European regulators are divided over how to respond after a rout that sent the region’s bank stocks to their lowest in almost 2 1/2 years this week. Germany and the Netherlands have said they don’t plan further restrictions on short sales, while British regulators said they don’t plan to limit the practice.
“In contrast to the regulators’ hopes, the overall evidence indicates that short-selling bans at best left stock prices unaffected and at worst may have contributed to their decline,” said Alessandro Beber, a professor at Cass Business School in London who’s studied short-sales bans in 30 countries.
Via Daniel J Mitchell, who comments:
Beber’s research (cited in the excerpt above) has been confirmed by other scholars. Simply stated, if investors realize that something is over-valued, it is going to fall in price. Governments can hinder and delay that process, thus increasing volatility and uncertainty, but they can’t stop it.
But here’s a very big reason why these laws are stupid (at least from my amateur perspective*).
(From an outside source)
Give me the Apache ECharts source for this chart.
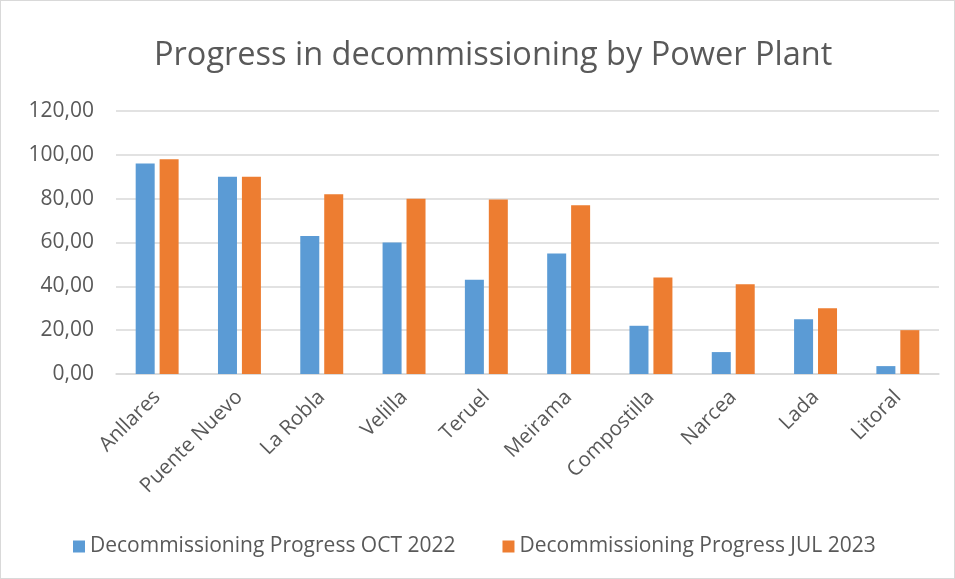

Most rational people presumably would agree that the housing and financial bubbles of the last decade were a bad thing. But most of us know it was a bad thing because we have 20-20 hindsight.
But what if there were lots of people back in 2005, 2006, and 2007 who recognized a bad thing as it was happening? And what if they had the ability to deflate the bubble (or at least slow its increase) by making investments that assumed housing and finance were heading for a fall?
We could have saved ourselves a lot of economic misery if that was the case. Heck, short sellers probably did save us from a lot of additional economic agony by stopping the bubbles from getting even bigger.
In other words, short sellers are the good guys.